Seen against that backdrop, Riyadh was not simply a courtesy call. It was Nairobi trying to show — to a court, to labour advocates, and to the workers themselves — that the machinery of protection is being built while the corridor is still open.
From Senders of Aid to Shareholders
The second half of the Kenyan agenda looked past protection to money. Mudavadi said the government wants Kenyans abroad to move "from 'senders of aid' into active, high-value investors" in the country's development, naming affordable housing, healthcare, education, renewable energy, technology and the digital economy as priority sectors.

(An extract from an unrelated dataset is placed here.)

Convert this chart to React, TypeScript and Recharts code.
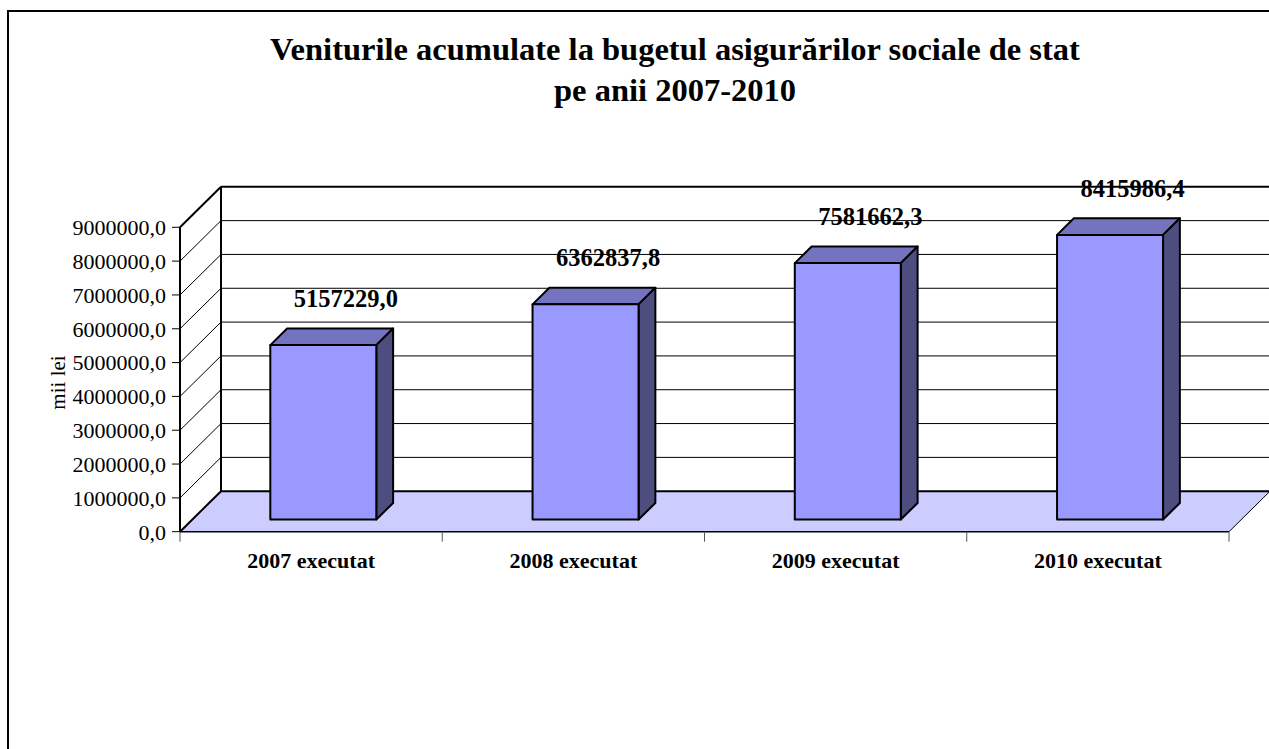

It is a pitch Nairobi is making across the diaspora, and in Saudi Arabia it lands on fertile ground: Gulf workers are among Kenya's most disciplined savers, wiring home money month after month with a consistency that dwarfs many aid flows. The unresolved question, raised in some form by workers at the forum itself, is trust — whether the state that is asking for their capital can first prove it will answer their calls.
What the Diaspora Will Watch
The consultations ended, as such meetings do, with commitments to keep talking. For the Kenyans who stay behind in the Kingdom when the delegation flies home, the measures of success are simpler. Does the hotline work? Do rogue recruiters lose ground to licensed ones? Does the next distressed worker's case end differently from the last one?
A first-of-its-kind meeting is a genuine milestone in the Kenya–Saudi relationship. But milestones mark a road; they do not walk it. The 300,000 Kenyans in the Kingdom — and the families who depend on what they send home — will know soon enough whether Riyadh's handshakes carried further than the airport.